Black To Comm — Fractal Hair Geometry | The Quietus

Black To Comm

Fractal Hair Geometry

Black to Comm’s debut Rückwarts Backwards was a surprising and exquisitely bizarre highlight of 2006, a crazy melange of crazy sounds multi-layered in to a playfully odd and highly original, skewed droney vision. BtC’s wayward audio perceptions are ostensibly the solo work of Dekorder label boss Marc Richter and here, encased in this hyper-neon collage adorned thick cardboard case is the second (well second and a half counting a vinyl only release last year) transmission from the Black Forest.

Given that the lot of the music journalist is to absorb a quite preposterous amount of sound, even for those of us with more peculiar leanings it’s actually very rare to hear something that is genuinely strange. Fractal Hair Geometry could be subtitled Abandon Reality All Ye Who Enter Here – it moves the sound in paradoxical directions, at one moment entirely out-there, the next exuding a certain maturity.

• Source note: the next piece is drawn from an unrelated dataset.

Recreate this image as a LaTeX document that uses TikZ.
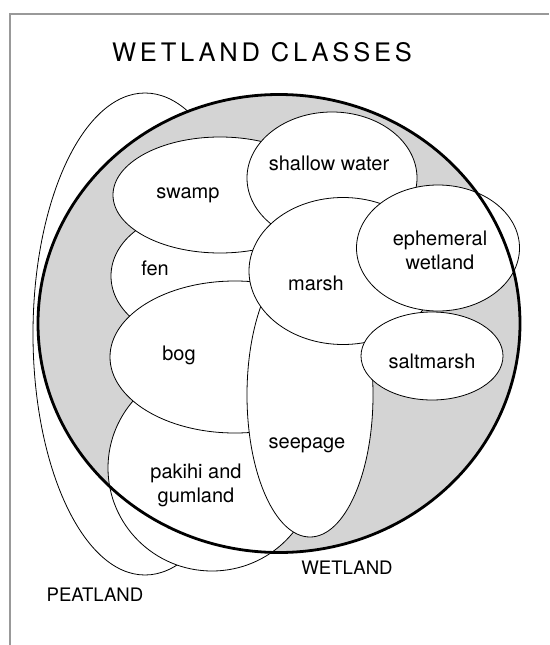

One of the primary factors for the originality of the project is the sound sources themselves. Casio and Farfisa organs, electronics and voice are Richter’s playthings and various associates back him up with violin, piano and trumpet. On paper this might seem like no big deal, but once it rolls you are plunged to a world where every sound has been through several mirrored labyrinths. These are drone pieces – intersecting plateaus of gaudy and baroque dada noise but now with a slightly less jagged flow- BtC running on a smoother surface.

So, ‘Orange Record’ seems to consist of layer upon layer of hysterical voices sped up into lunatic emission while a Farfisa organ speeds along at a ludicrous pace. ‘Play Eggchess 3’ builds upon a gothic organ, some kind of hellish gospel providing the foundation for burbling squeaky electronics, short blasts of static. ‘Leigh Bowery’ (whose gaudy grotesquery is a perfect parallel to the Black to Comm sound) even chucks in a 4/4 beat but this seems to be queasily emanating from the earth’s core. Instead of a siren from the dancefloor it throws the listener into delightful abject confusion. ‘666909’ sounds like the transmission that Philip K Dick leaves Horselover Fat waiting for in front of his TV at the end of Valis.

Everything that ends up in the mix sounds insane, throws you off course, twists perception into unrecognisable shapes and leaves you feeling just a little crazy. So then: strange geometries culminating in bouts of insanity? Black to Comm is the H.P. Lovecraft of dronedelia.